What is situated learning? What a great question.
Situated learning is an instructional approach developed by Jean Lave and Etienne Wenger in the early 1990s, and follows the work of Dewey, Vygotsky, and others (Clancey, 1995) who claim that students are more inclined to learn by actively participating in the learning experience. Situated learning essentially is a matter of creating meaning from the real activities of daily living. Whaaaaat?
So basically it is learning in context, during everyday life, learning by doing, while doing.

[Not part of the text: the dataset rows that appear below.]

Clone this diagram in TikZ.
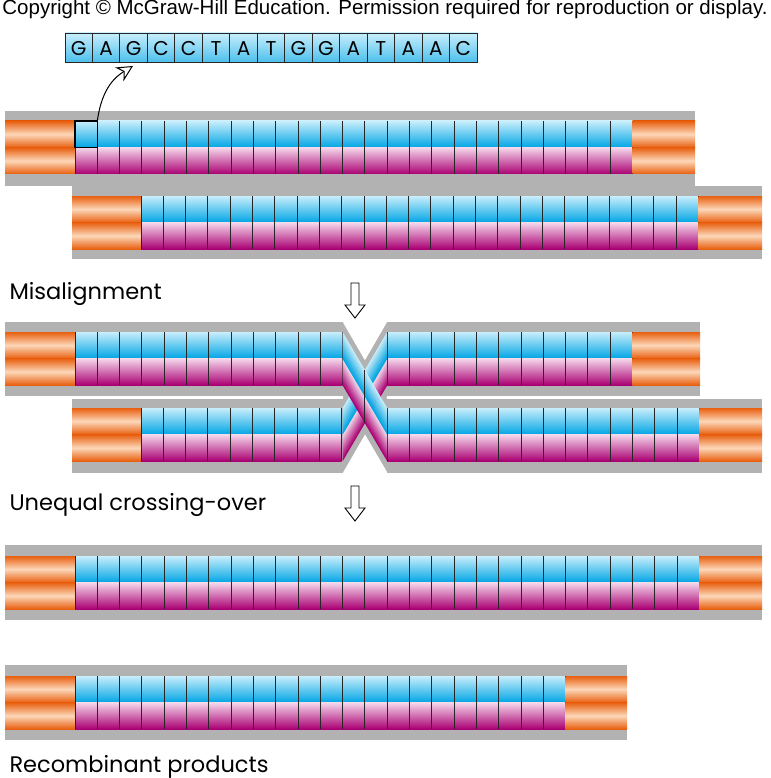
\documentclass[tikz,border=0pt]{standalone}
\usepackage{fontspec}
\setmainfont{Poppins}
\newfontfamily\helv{Liberation Sans}
\usetikzlibrary{arrows.meta}
\definecolor{gr}{RGB}{178,178,178}
\definecolor{bL}{RGB}{200,238,252}
\definecolor{bD}{RGB}{0,165,228}
\definecolor{mL}{RGB}{245,215,235}
\definecolor{mD}{RGB}{170,0,115}
\definecolor{orD}{RGB}{232,95,15}
\definecolor{orL}{RGB}{252,215,185}
\tikzset{cellline/.style={black!85,line width=1pt},lab/.style={anchor=base west,font=\fontsize{22.5}{25}\selectfont}}
\newcommand\orng[3]{%
 \shade[top color=orD,bottom color=orD,middle color=orL] (#1,#3) rectangle (#2,#3+26.5);
 \shade[top color=orD,bottom color=orD,middle color=orL] (#1,#3+26.5) rectangle (#2,#3+53);}
\newcommand\cellrow[3]{%
 \shade[top color=bL,bottom color=bD] (#1,#2) rectangle ++(#3*22.3,26.5);
 \shade[top color=mL,bottom color=mD] (#1,#2+26.5) rectangle ++(#3*22.3,26.5);
 \foreach \i in {0,...,#3} \draw[cellline] (#1+\i*22.3,#2) -- ++(0,53);}
\newcommand\strand[3]{%
 \foreach \k in {0,...,12}{
   \pgfmathsetmacro\pa{\k*26.5/13}\pgfmathsetmacro\pb{(\k+1)*26.5/13+0.3}\pgfmathtruncatemacro\pp{\k*100/12}
   \fill[bD!\pp!bL] (#1,#2+\pa) -- (#1,#2+\pb) -- (#1+44.6,#2+#3+\pb) -- (#1+44.6,#2+#3+\pa) -- cycle;
   \fill[mD!\pp!mL] (#1,#2+26.5+\pa) -- (#1,#2+26.5+\pb) -- (#1+44.6,#2+#3+26.5+\pb) -- (#1+44.6,#2+#3+26.5+\pa) -- cycle;}
 \draw[cellline] (#1+22.3,#2+#3/2) -- ++(0,53);}
\begin{document}
\begin{tikzpicture}[x=1pt,y=-1pt]
\useasboundingbox (0,0) rectangle (770,778);
\node[anchor=base,font=\helv\fontsize{20.5}{22}\selectfont,inner sep=0pt] (copy) at (385,15) {Copyright © McGraw-Hill Education. Permission required for reproduction or display.};
% sequence
\shade[top color=bL,bottom color=bD!70] (65,33) rectangle (477,62);
\foreach \l [count=\i from 0] in {G,A,G,C,C,T,A,T,G,G,A,T,A,A,C}
  \node[font=\fontsize{20}{22}\selectfont] (s\i) at (65+\i*27.47+13.7,48.5) {\l};
\foreach \i in {0,...,15} \draw[black!85,line width=0.9pt] (65+\i*27.47,33) -- (65+\i*27.47,62);
\draw[black!85,line width=0.9pt] (65,33) rectangle (477,62);
% row 1 and 2
\fill[gr] (5,111) rectangle (695,186);
\fill[gr] (72,186) rectangle (762,259);
\orng{5}{75}{121}\cellrow{75}{121}{25}\orng{632.5}{695}{121}
\orng{72}{141}{196}\cellrow{141}{196}{25}\orng{698.5}{762}{196}
\draw[black,line width=1.4pt] (75,121) rectangle (97.3,147.5);
\coordinate (c1) at (97.3,121);
\draw[line width=1pt,-{Stealth[open,length=16pt,width=16pt,inset=5pt]}] (c1) .. controls (101,95) and (110,80) .. (133,66);
% arrows
\foreach \yy in {283,486}
 \draw[line width=0.9pt,fill=white] (351,\yy) -- (359,\yy) -- (359,\yy+22) -- (365,\yy+22) -- (355,\yy+35) -- (345,\yy+22) -- (351,\yy+22) -- cycle;
\node[lab] (mis) at (6,299) {Misalignment};
\node[lab] (uneq) at (6,510) {Unequal crossing-over};
\node[lab] (rec) at (6,772) {Recombinant products};
% rows 3,4
\fill[gr] (5,322) rectangle (342.6,396);
\fill[gr] (387.2,322) rectangle (700,396);
\fill[gr] (72,399) rectangle (342.6,473);
\fill[gr] (387.2,399) rectangle (762,473);
\fill[gr] (342.6,322) -- (342.6,396) -- (387.2,472) -- (387.2,399) -- cycle;
\fill[gr] (342.6,399) -- (342.6,473) -- (387.2,396) -- (387.2,322) -- cycle;
\orng{5}{75}{332}\cellrow{75}{332}{12}\cellrow{387.2}{332}{11}\orng{632.5}{700}{332}
\orng{72}{141}{408}\cellrow{141}{408}{9}\cellrow{387.2}{408}{14}\orng{699.4}{762}{408}
\strand{342.6}{408}{-76}
\strand{342.6}{332}{76}
% row 5,6
\fill[gr] (5,545) rectangle (762,620);
\orng{5}{75}{556}\cellrow{75}{556}{28}\orng{699.4}{762}{556}
\fill[gr] (5,665) rectangle (627,740);
\orng{5}{75}{676}\cellrow{75}{676}{22}\orng{565.6}{627}{676}
\end{tikzpicture}
\end{document}
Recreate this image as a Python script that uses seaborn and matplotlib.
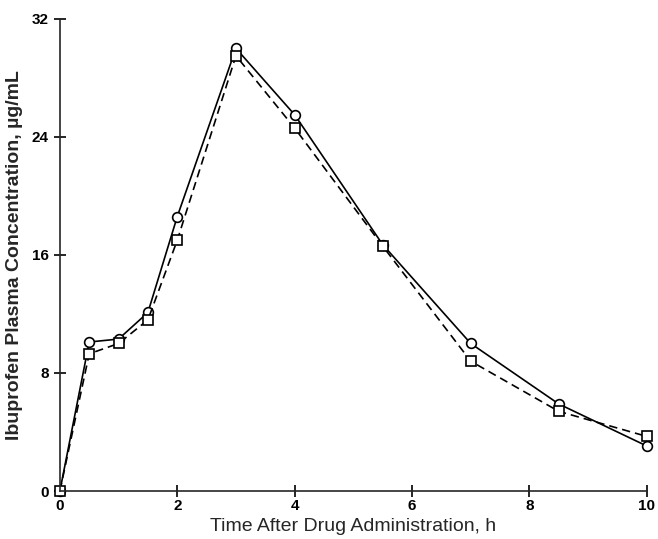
import numpy as np
import pandas as pd
import matplotlib
matplotlib.use("Agg")
import matplotlib.pyplot as plt
import seaborn as sns

# ── Data ──────────────────────────────────────────────────────────────────────
hours = [0, 0.5, 1, 1.5, 2, 3, 4, 5.5, 7, 8.5, 10]
conc_circle = [0, 10.1, 10.3, 12.1, 18.6, 30.0, 25.5, 16.7, 10.0, 5.9, 3.05]
conc_square = [0, 9.3, 10.0, 11.6, 17.0, 29.5, 24.6, 16.6, 8.8, 5.4, 3.7]
x_ticks = [0, 2, 4, 6, 8, 10]
y_ticks = [0, 8, 16, 24, 32]

df = pd.DataFrame({
    "t": hours * 2,
    "conc": conc_circle + conc_square,
    "form": ["circle"] * len(hours) + ["square"] * len(hours),
})

sns.set_style("ticks")
plt.rcParams["font.family"] = ["Liberation Sans", "DejaVu Sans"]

fig = plt.figure(figsize=(6.58, 5.39), dpi=100)
ax = fig.add_axes([0.091, 0.089, 0.892, 0.876])

sns.lineplot(data=df[df.form == "circle"], x="t", y="conc", ax=ax,
             color="black", lw=1.2, marker="o", markersize=7,
             markerfacecolor="white", markeredgecolor="black", markeredgewidth=1.2)
sns.lineplot(data=df[df.form == "square"], x="t", y="conc", ax=ax,
             color="black", lw=1.2, linestyle=(0, (5, 3)), marker="s", markersize=6.5,
             markerfacecolor="white", markeredgecolor="black", markeredgewidth=1.2)

ax.set_xlim(0, 10)
ax.set_ylim(0, 32)
ax.set_xticks(x_ticks)
ax.set_yticks(y_ticks)
for m in ax.lines:
    m.set_clip_on(False)
sns.despine(ax=ax)
ax.spines["left"].set_linewidth(1.2)
ax.spines["bottom"].set_linewidth(1.2)
ax.tick_params(axis="both", direction="inout", length=8, width=1.2,
               labelsize=11, colors="black")
ax.tick_params(axis="x", pad=2)
ax.tick_params(axis="y", pad=4)
for lbl in ax.get_xticklabels() + ax.get_yticklabels():
    lbl.set_fontweight("bold")

ax.set_xlabel("Time After Drug Administration, h", fontsize=14, labelpad=3)
ax.set_ylabel("Ibuprofen Plasma Concentration, µg/mL", fontsize=14,
              fontweight="bold", labelpad=6)

fig.savefig("out.png", dpi=100)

Examples of situated learning:
  •  Field trips where students actively participate in an unfamiliar environment
  • Cooperative education and internship experiences in which students are immersed and physically active in an actual work environment
  • Music and sports (physical education) practice which replicate actual setting of these events, e.g., orchestras, studios, training facilities
  • Laboratories and child-care centers used as classrooms in which students are involved in activities which replicate actual work settings
Typically classroom learning is in contrast with situated learning. We teach our students concepts and expect them to later apply them to real world situations.
The student is “situated” in the learning experience and knowledge acquisition becomes a part of the learning activity, its context, and the “culture in which it is developed and used” (Oregon Technology in Education Council, 2007). Students form or “construct” their own knowledge from experiences they bring to the learning situation; the success of situated learning experiences relies on social interaction and kinesthetic activity.
Situated learning environments place students in authentic learning situations where they are actively immersed in an activity while using problem-solving (critical thinking) skills. You can use cooperative learning and problem based learning to support situated learning.
References
Alexander, P. (2006). Handbook of educational psychology (2nd ed.). Mahwah, N.J.: Erlbaum.